Ces migrants, dont 90% ont transité par la Libye, viennent surtout d'Afrique subsaharienne (21% de Nigérians, 11% d'Érythréens, 7% de Guinéens, 7% d'Ivoiriens, 7% de Gambiens, selon la Commission).

La plupart ne sont pas des réfugiés potentiels aux yeux de l'UE, mais des migrants économiques à renvoyer. Les experts soulignent qu'il s'agit d'un phénomène durable.

«Sophia», la réponse navale

Pour soutenir l'Italie, l'UE a lancé en 2014 l'opération «Triton», de soutien technique et humain sur le terrain. Elle a aussi déployé en 2015 une opération militaire, baptisée «Sophia», pour s'attaquer en mer aux passeurs.

Sophia a permis de saisir jusqu'ici quelque 380 embarcations de trafiquants et a contribué à l'arrestation d'une centaine de passeurs présumés. Elle a aussi secouru plus de 32 000 personnes. Mais si l'UE se félicite de ces vies sauvées, certains soulignent que l'opération a pu faciliter le travail des passeurs.

Ils «larguent les gens sur des radeaux à la limite des eaux territoriales libyennes, puis les laissent dériver vers les eaux internationales» partant du principe qu'ils seront secourus et transportés vers l'Italie, observe un diplomate européen.

Pleins feux sur la Libye

Face à l'impossibilité d'entrer dans les eaux libyennes, les Européens misent sur un soutien aux gardes-côtes du pays, afin qu'ils s'attaquent eux-mêmes aux passeurs et puissent ramener en Libye les migrants secourus en mer.

Sophia forme ainsi depuis octobre 2016 des gardes-côtes libyens. Et les dirigeants des 28 examineront vendredi la proposition de la Commission de débloquer de nouveaux fonds pour ces projets, et pour aider la Libye à gérer l'afflux de migrants sur son territoire, via des aides aux organisations de l'ONU sur place.

L'idée de s'inspirer, avec la Libye, de l'accord avec les Turcs semble cependant écartée. «Tout simplement parce qu'il n'y a pas d'interlocuteur comparable», souligne un diplomate européen, plaidant pour en priorité «stabiliser la Libye et s'assurer que les migrants y sont traités dignement».

Des pays africains réticents

L'UE veut aussi travailler avec l'Égypte, la Tunisie et l'Algérie, et surtout poursuivre dans l'immédiat sa démarche de «partenariats» avec les pays situés au sud de la Libye.

Elle a initié en 2016 un dialogue avec cinq pays-clés (Sénégal, Mali, Nigeria, Niger et d'Éthiopie), leur proposant de l'aide au développement pour s'attaquer aux «racines» des migrations, et leur demandant de «réadmettre» en contrepartie davantage de leurs ressortissants expulsés d'Europe.

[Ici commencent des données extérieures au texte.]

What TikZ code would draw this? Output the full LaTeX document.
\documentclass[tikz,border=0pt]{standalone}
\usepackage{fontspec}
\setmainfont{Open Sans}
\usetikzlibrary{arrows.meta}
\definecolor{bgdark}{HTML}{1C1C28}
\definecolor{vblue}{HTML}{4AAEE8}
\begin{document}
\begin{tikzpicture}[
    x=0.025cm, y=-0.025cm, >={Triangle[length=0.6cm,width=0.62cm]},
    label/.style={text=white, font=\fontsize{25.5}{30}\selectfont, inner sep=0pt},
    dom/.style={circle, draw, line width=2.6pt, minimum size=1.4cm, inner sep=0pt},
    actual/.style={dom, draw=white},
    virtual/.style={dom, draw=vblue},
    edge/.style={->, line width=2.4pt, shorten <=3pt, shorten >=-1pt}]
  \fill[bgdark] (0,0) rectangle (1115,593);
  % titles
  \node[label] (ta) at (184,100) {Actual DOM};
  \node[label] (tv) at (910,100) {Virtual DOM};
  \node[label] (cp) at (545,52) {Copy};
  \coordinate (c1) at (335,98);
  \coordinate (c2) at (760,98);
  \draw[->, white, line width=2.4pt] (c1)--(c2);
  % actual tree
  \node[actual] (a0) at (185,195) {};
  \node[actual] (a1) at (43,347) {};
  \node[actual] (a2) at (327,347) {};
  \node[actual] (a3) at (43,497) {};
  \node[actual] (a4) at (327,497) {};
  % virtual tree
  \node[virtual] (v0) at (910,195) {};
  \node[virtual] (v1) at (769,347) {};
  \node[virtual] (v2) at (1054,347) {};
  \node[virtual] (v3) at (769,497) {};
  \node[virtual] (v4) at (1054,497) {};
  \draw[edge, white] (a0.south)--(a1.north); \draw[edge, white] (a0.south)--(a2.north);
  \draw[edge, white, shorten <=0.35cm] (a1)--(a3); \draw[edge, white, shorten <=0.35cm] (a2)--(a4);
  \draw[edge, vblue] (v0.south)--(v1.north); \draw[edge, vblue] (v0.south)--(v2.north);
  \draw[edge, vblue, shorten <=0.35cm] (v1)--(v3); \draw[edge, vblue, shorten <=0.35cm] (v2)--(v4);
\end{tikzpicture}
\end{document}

Mais ces pays hésitent à prendre de tels engagements, impopulaires, et à renoncer aux sommes considérables envoyées par les migrants depuis l'UE, alors que celle-ci ne semble pas prête à ouvrir des canaux de migration légale.

Renvoyer les migrants?

Pour dissuader les traversées, certains n'hésitent plus à évoquer des idées controversées et déjà dénoncées par les ONG. Comme celle de ne plus conduire vers l'Italie les migrants secourus en mer, mais dans «des lieux sûrs hors de l'UE», où se ferait le «tri» entre réfugiés à accueillir et migrants économiques à renvoyer.

Le ministre allemand de l'Intérieur Thomas de Maizière a notamment récemment évoqué cette piste. «L'idée est sur la table, mais il faut explorer ce que le droit international permet de faire», note une source diplomatique. «Mais où seraient ces camps? Qui les garderait? Où enverra-t-on en Europe les réfugiés identifiés?», s'interroge-t-elle, dubitative.